振り返れば2007年、自身のランウエイショーで2時間遅れという大失態を犯し、かの有名なファッション・ジャーナリスト、スージー・メンケス(Suzy Menkes)から「できることなら、この手で彼を絞め殺してやりたい!」などの大バッシングを浴びて以降、マーク・ジェイコブス(Marc Jacobs)は10年に渡りショーをほぼオンタイム、時には予定より数分早く始めてしまうほど、ショーの開始時刻に関しては正確なデザイナーだった。
しかし彼は、2019年春夏コレクションでおよそ10年ぶりに90分遅れの大遅刻!
とはいえ07年には「僕だって数日間、全然寝てないんだ!」と逆ギレさえしていたが、10年の時を経てオトナになっていたようだ。彼はショーの当日、童話「不思議の国のアリス」に登場する白ウサギのイラストに自分の顔をはめ込んで、ショーの準備が予定通りに進まなかったことを明かし、謝罪した。「不思議の国のアリス」の白ウサギは、「大変だ、遅刻する」と言ってアリスの前を何度も通過するキャラクター。まさにマークは、「大変だ、遅刻する」状態だったのだ。
逆ギレした07年に比べ、インスタの投稿はとても丁寧で謝意に満ちたものだ。彼は「迷惑をかけたことについて、心からお詫びします。皆さんに当日、予定があったことはわかっています。そして怒っていることを知りました。この思いを読んで、事情を理解してくれたら嬉しいです」と書き始め、当初は予定通り進行していたが、ショー開始の数時間前に事態が急変、遅れることは早くからわかっていたことを明かした。

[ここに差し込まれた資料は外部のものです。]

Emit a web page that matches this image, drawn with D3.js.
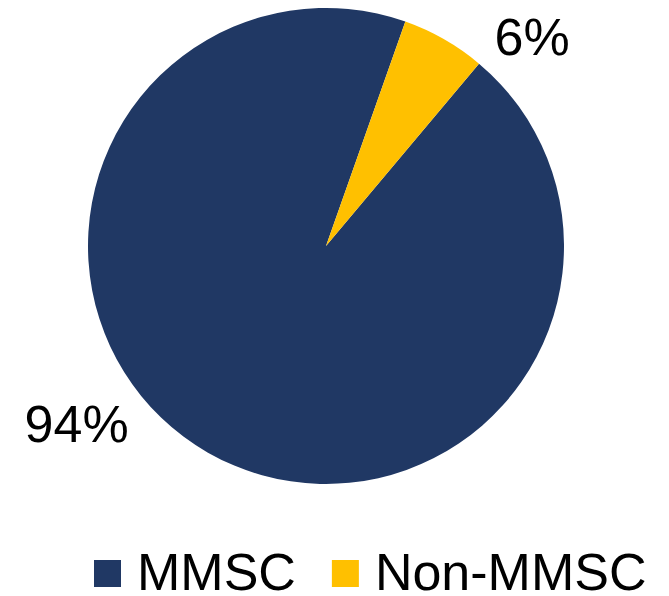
<!DOCTYPE html>
<html>
<head>
<meta charset="utf-8">
<script src="https://cdn.jsdelivr.net/npm/d3@7"></script>
<style>
  html, body { margin: 0; padding: 0; background: #fff; }
  svg { display: block; font-family: "Liberation Sans", Arial, sans-serif; }
</style>
</head>
<body>
<svg id="chart" width="669" height="596"></svg>
<script>
// ---- data ----
const categories = ["MMSC", "Non-MMSC"];
const shares = [94.3, 5.7];
const colors = ["#203864", "#FFC000"];

// ---- layout ----
const W = 669, H = 596;
const cx = 326, cy = 246, R = 238;
const startDeg = 40;                       // first slice starts here (clockwise from 12 o'clock)
const labelPlacement = [                   // polar placement of each percent label
  { angleDeg: 234.6, dist: 306 },
  { angleDeg: 44.5, dist: 294 }
];
const fontSize = 52;

const svg = d3.select("#chart");
const total = d3.sum(shares);
const pie = d3.pie().sort(null).value(d => d)
  .startAngle(startDeg * Math.PI / 180)
  .endAngle(startDeg * Math.PI / 180 + 2 * Math.PI);
const arcs = pie(shares);
const arc = d3.arc().innerRadius(0).outerRadius(R);

const g = svg.append("g").attr("transform", `translate(${cx},${cy})`);
g.selectAll("path").data(arcs).join("path")
  .attr("d", arc)
  .attr("fill", (d, i) => colors[i]);

const fmt = d3.format(".0%");
g.selectAll("text.lbl").data(arcs).join("text")
  .attr("class", "lbl")
  .attr("x", (d, i) => labelPlacement[i].dist * Math.sin(labelPlacement[i].angleDeg * Math.PI / 180))
  .attr("y", (d, i) => -labelPlacement[i].dist * Math.cos(labelPlacement[i].angleDeg * Math.PI / 180))
  .attr("dy", "0.358em")
  .attr("text-anchor", "middle")
  .attr("font-size", fontSize)
  .attr("fill", "#000")
  .text(d => fmt(d.value / total));

// ---- legend ----
const legend = svg.append("g");
const sq = 27, gapText = 16, gapItem = 36;
let x = 94;
const legendTop = 560, baseline = 590;
categories.forEach((c, i) => {
  legend.append("rect")
    .attr("x", x).attr("y", legendTop)
    .attr("width", sq).attr("height", sq)
    .attr("fill", colors[i]);
  const t = legend.append("text")
    .attr("x", x + sq + gapText).attr("y", baseline)
    .attr("font-size", fontSize)
    .attr("fill", "#000")
    .text(c);
  x += sq + gapText + t.node().getComputedTextLength() + gapItem;
});
</script>
</body>
</html>
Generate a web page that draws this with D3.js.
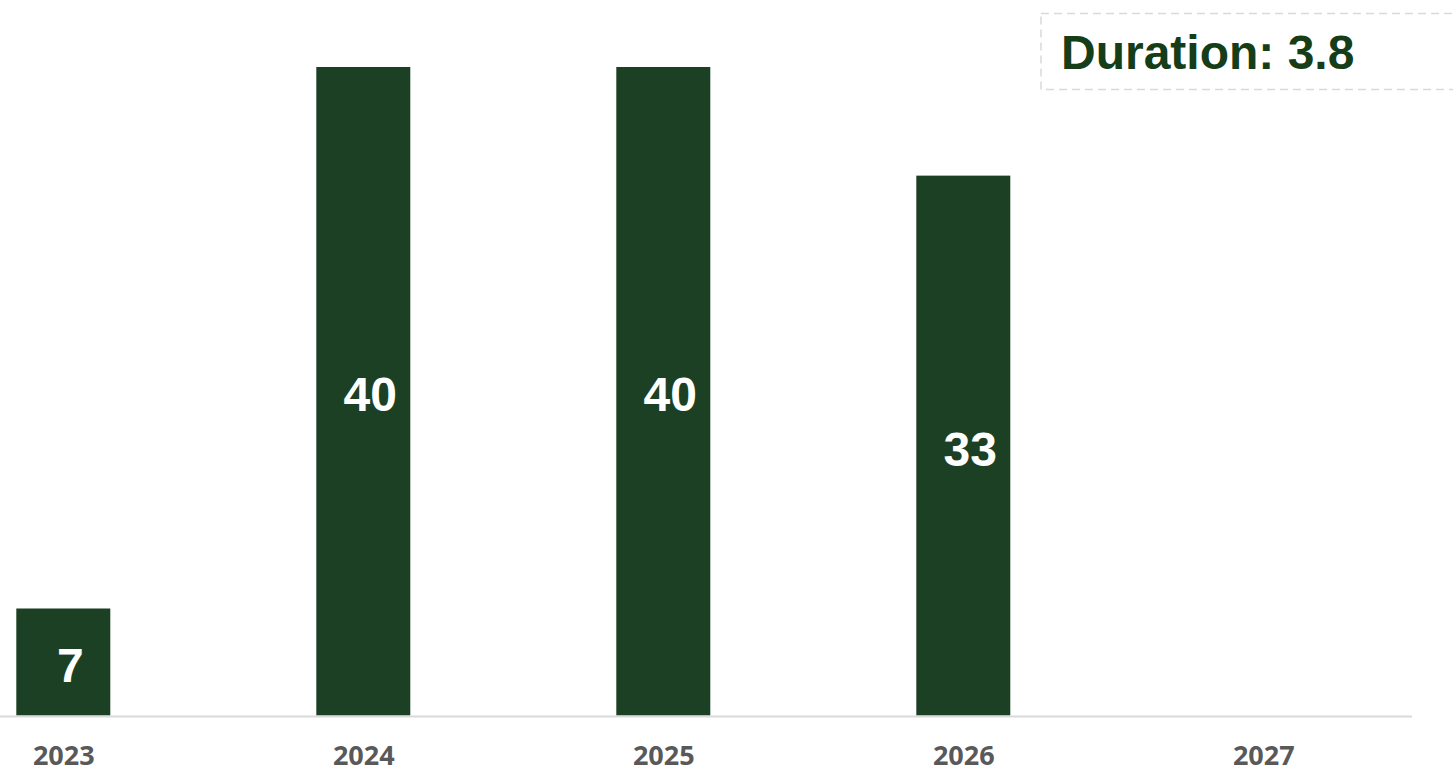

投稿はその後も長々続き、彼は限られた時間や資本の中で、常に前回以上のコレクションを見せることのプレッシャー、短いショーで人々の心を打たなければならないという使命感が重かったことを告白。そして最後は、「私たちは皆、もう少し繊細になり、それぞれが困難に直面した時、もう少し柔軟性を持つようにならなければ」と待たされた人々へのお詫びのようでありながら、自分自身への理解を求める文章のようでもあり、ファンに向けたメッセージでもあるような言葉で締めくくった。
バックステージでは、洋服の何着かが交通トラブルに巻き込まれたことが主因とウワサされていたようだ。肝心のコレクションは、彼がここ数年見続けてきたという夢を体現したかのよう。パステルカラーのフリルやラッフル、リボン、フェザーに包まれた、90分待っても見る価値のある秀作だった。